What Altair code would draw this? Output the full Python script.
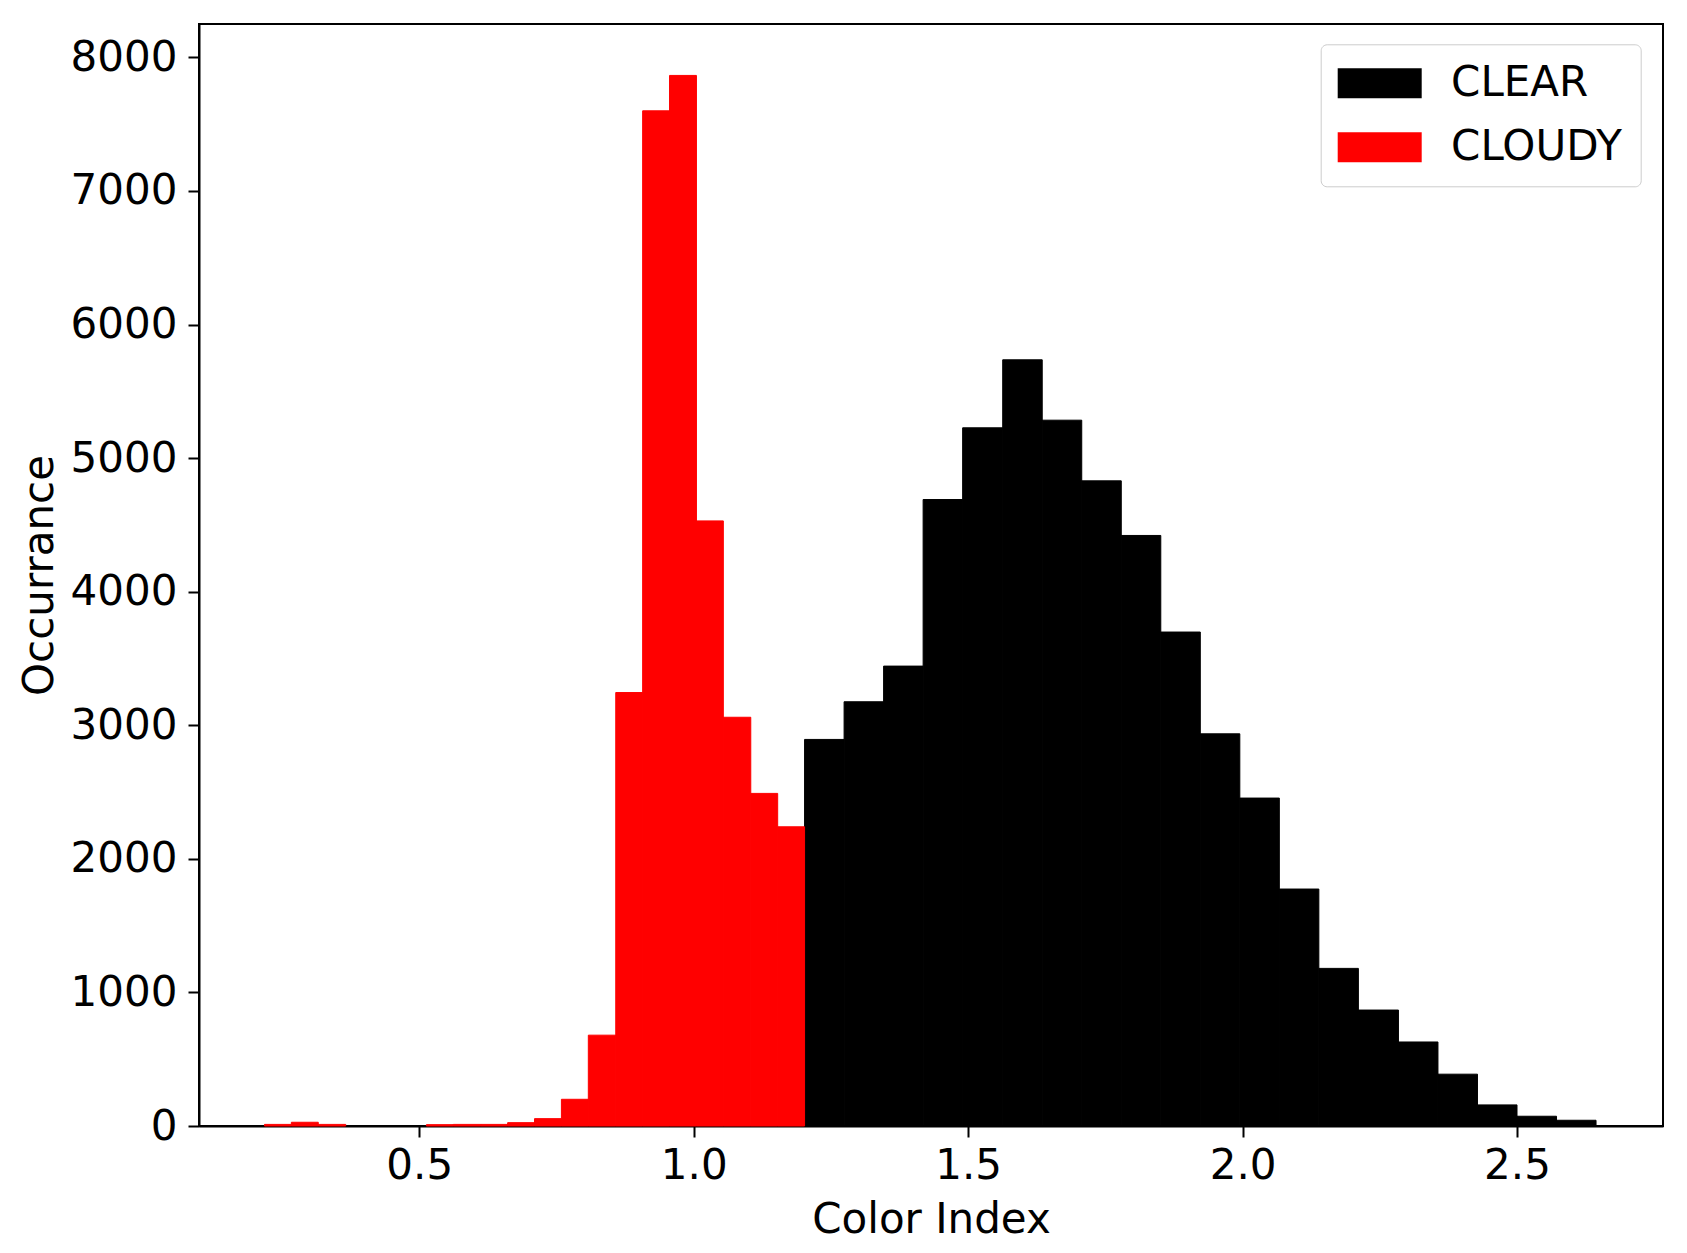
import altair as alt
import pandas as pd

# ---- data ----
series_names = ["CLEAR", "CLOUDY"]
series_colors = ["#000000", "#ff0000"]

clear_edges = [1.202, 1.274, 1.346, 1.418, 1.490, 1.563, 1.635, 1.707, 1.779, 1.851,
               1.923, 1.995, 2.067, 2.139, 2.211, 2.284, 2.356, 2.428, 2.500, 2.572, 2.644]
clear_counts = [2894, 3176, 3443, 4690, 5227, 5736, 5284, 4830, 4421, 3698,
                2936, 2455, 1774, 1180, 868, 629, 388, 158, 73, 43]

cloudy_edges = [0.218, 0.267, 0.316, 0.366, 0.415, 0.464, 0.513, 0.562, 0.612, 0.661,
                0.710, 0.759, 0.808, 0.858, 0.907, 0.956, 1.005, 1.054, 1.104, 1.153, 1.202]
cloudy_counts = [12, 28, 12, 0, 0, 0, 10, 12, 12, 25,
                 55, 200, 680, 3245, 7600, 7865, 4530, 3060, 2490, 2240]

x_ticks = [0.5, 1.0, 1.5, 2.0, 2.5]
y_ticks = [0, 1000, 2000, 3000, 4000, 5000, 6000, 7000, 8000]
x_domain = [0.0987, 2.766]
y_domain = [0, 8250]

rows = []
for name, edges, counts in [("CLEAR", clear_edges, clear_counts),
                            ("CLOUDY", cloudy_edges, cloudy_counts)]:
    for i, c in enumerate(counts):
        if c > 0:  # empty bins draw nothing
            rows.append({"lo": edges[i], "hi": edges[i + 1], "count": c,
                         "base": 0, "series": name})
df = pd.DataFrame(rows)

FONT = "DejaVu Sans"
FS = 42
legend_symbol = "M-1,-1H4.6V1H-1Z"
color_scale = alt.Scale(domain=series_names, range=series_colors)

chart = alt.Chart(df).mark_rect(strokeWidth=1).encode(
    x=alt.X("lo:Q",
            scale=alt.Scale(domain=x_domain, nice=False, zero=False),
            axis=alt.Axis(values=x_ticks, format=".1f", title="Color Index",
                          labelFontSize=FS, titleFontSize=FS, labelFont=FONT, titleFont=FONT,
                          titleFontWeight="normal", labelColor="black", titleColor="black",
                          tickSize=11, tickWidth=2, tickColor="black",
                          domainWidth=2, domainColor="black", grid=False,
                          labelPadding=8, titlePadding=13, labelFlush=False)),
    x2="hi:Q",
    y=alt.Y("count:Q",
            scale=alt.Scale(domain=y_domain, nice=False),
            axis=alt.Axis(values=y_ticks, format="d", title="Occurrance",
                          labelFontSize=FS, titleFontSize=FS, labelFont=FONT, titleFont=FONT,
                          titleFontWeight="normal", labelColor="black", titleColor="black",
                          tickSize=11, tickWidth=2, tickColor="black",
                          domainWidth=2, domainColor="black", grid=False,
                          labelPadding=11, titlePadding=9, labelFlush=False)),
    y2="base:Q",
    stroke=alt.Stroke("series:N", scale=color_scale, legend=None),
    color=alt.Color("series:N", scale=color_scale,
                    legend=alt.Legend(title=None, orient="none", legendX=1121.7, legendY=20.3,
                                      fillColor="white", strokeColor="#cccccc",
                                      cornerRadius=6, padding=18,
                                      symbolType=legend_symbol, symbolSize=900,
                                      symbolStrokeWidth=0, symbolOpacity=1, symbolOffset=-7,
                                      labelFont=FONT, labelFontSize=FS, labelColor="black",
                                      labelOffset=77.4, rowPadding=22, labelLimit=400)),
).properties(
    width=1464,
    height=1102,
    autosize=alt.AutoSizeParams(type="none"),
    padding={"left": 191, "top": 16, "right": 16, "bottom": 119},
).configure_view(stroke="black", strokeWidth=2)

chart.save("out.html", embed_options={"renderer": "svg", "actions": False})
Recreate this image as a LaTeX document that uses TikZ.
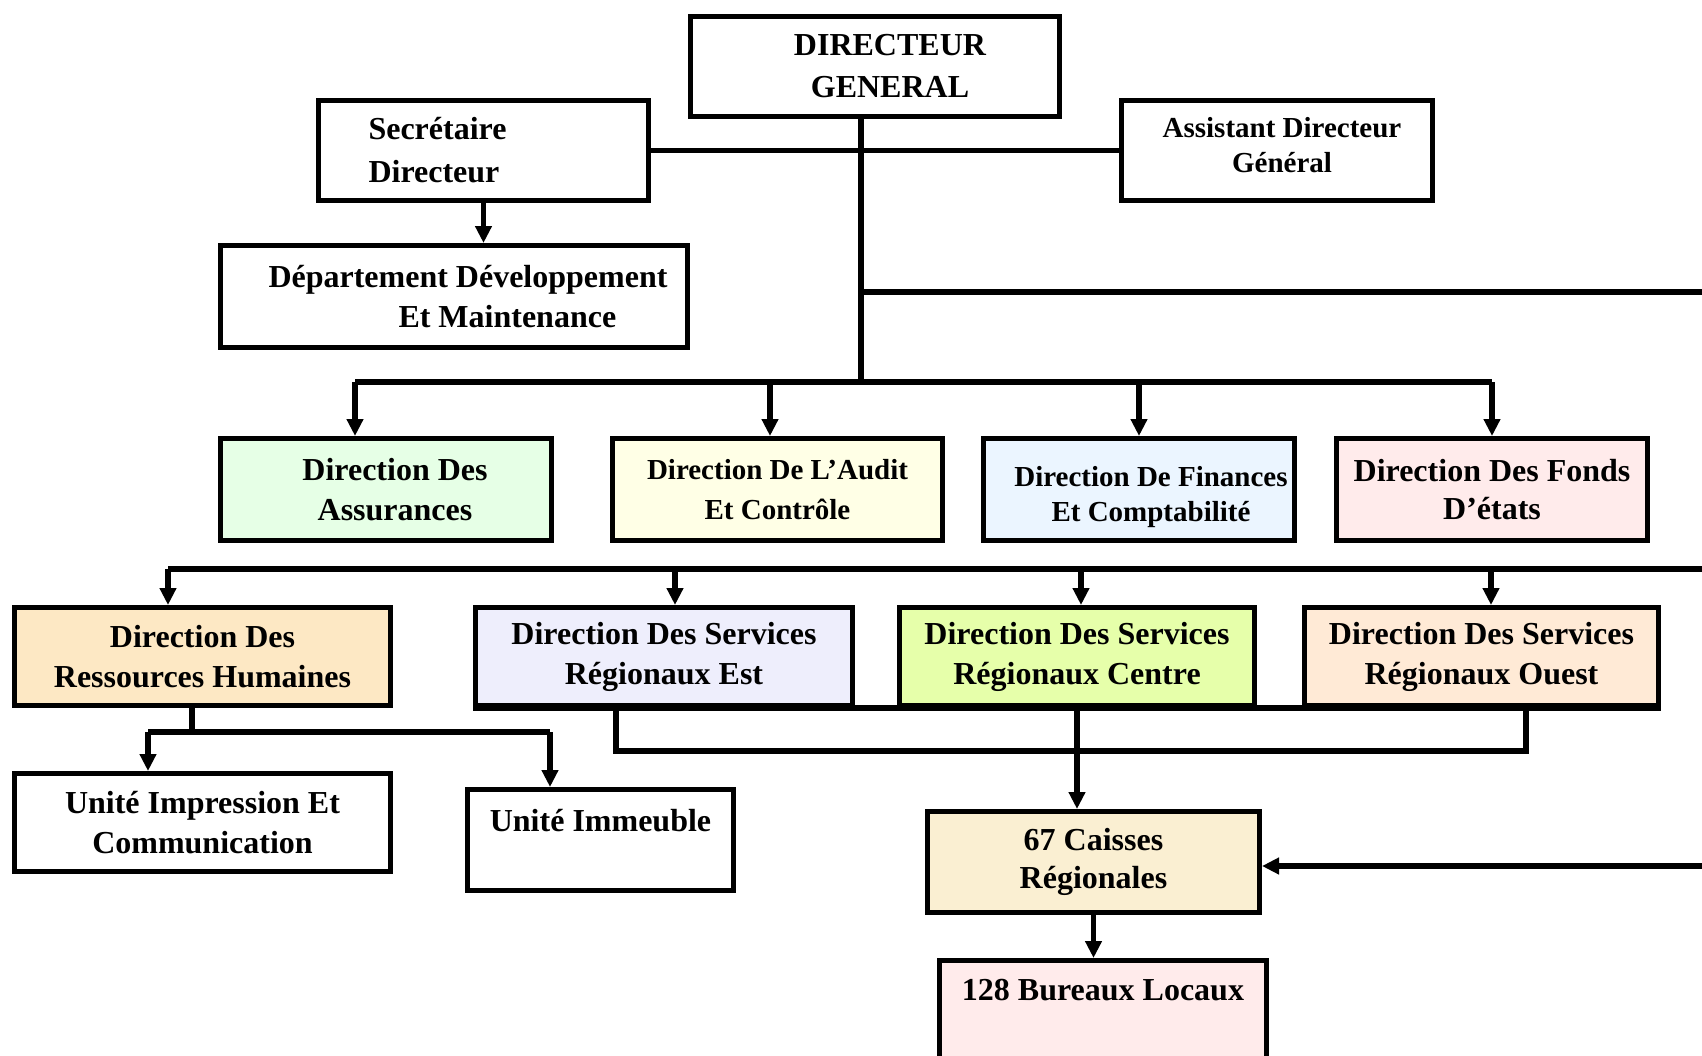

▸ **Prompt**: Output all of the data exactly as it stands, minus any images.

▸ **Finished exercise**:
What Altair code would draw this? Output the full Python script.
import altair as alt
import pandas as pd

# ---- data ----
series_names = ["CLEAR", "CLOUDY"]
series_colors = ["#000000", "#ff0000"]

clear_edges = [1.202, 1.274, 1.346, 1.418, 1.490, 1.563, 1.635, 1.707, 1.779, 1.851,
               1.923, 1.995, 2.067, 2.139, 2.211, 2.284, 2.356, 2.428, 2.500, 2.572, 2.644]
clear_counts = [2894, 3176, 3443, 4690, 5227, 5736, 5284, 4830, 4421, 3698,
                2936, 2455, 1774, 1180, 868, 629, 388, 158, 73, 43]

cloudy_edges = [0.218, 0.267, 0.316, 0.366, 0.415, 0.464, 0.513, 0.562, 0.612, 0.661,
                0.710, 0.759, 0.808, 0.858, 0.907, 0.956, 1.005, 1.054, 1.104, 1.153, 1.202]
cloudy_counts = [12, 28, 12, 0, 0, 0, 10, 12, 12, 25,
                 55, 200, 680, 3245, 7600, 7865, 4530, 3060, 2490, 2240]

x_ticks = [0.5, 1.0, 1.5, 2.0, 2.5]
y_ticks = [0, 1000, 2000, 3000, 4000, 5000, 6000, 7000, 8000]
x_domain = [0.0987, 2.766]
y_domain = [0, 8250]

rows = []
for name, edges, counts in [("CLEAR", clear_edges, clear_counts),
                            ("CLOUDY", cloudy_edges, cloudy_counts)]:
    for i, c in enumerate(counts):
        if c > 0:  # empty bins draw nothing
            rows.append({"lo": edges[i], "hi": edges[i + 1], "count": c,
                         "base": 0, "series": name})
df = pd.DataFrame(rows)

FONT = "DejaVu Sans"
FS = 42
legend_symbol = "M-1,-1H4.6V1H-1Z"
color_scale = alt.Scale(domain=series_names, range=series_colors)

chart = alt.Chart(df).mark_rect(strokeWidth=1).encode(
    x=alt.X("lo:Q",
            scale=alt.Scale(domain=x_domain, nice=False, zero=False),
            axis=alt.Axis(values=x_ticks, format=".1f", title="Color Index",
                          labelFontSize=FS, titleFontSize=FS, labelFont=FONT, titleFont=FONT,
                          titleFontWeight="normal", labelColor="black", titleColor="black",
                          tickSize=11, tickWidth=2, tickColor="black",
                          domainWidth=2, domainColor="black", grid=False,
                          labelPadding=8, titlePadding=13, labelFlush=False)),
    x2="hi:Q",
    y=alt.Y("count:Q",
            scale=alt.Scale(domain=y_domain, nice=False),
            axis=alt.Axis(values=y_ticks, format="d", title="Occurrance",
                          labelFontSize=FS, titleFontSize=FS, labelFont=FONT, titleFont=FONT,
                          titleFontWeight="normal", labelColor="black", titleColor="black",
                          tickSize=11, tickWidth=2, tickColor="black",
                          domainWidth=2, domainColor="black", grid=False,
                          labelPadding=11, titlePadding=9, labelFlush=False)),
    y2="base:Q",
    stroke=alt.Stroke("series:N", scale=color_scale, legend=None),
    color=alt.Color("series:N", scale=color_scale,
                    legend=alt.Legend(title=None, orient="none", legendX=1121.7, legendY=20.3,
                                      fillColor="white", strokeColor="#cccccc",
                                      cornerRadius=6, padding=18,
                                      symbolType=legend_symbol, symbolSize=900,
                                      symbolStrokeWidth=0, symbolOpacity=1, symbolOffset=-7,
                                      labelFont=FONT, labelFontSize=FS, labelColor="black",
                                      labelOffset=77.4, rowPadding=22, labelLimit=400)),
).properties(
    width=1464,
    height=1102,
    autosize=alt.AutoSizeParams(type="none"),
    padding={"left": 191, "top": 16, "right": 16, "bottom": 119},
).configure_view(stroke="black", strokeWidth=2)

chart.save("out.html", embed_options={"renderer": "svg", "actions": False})
Recreate this image as a LaTeX document that uses TikZ.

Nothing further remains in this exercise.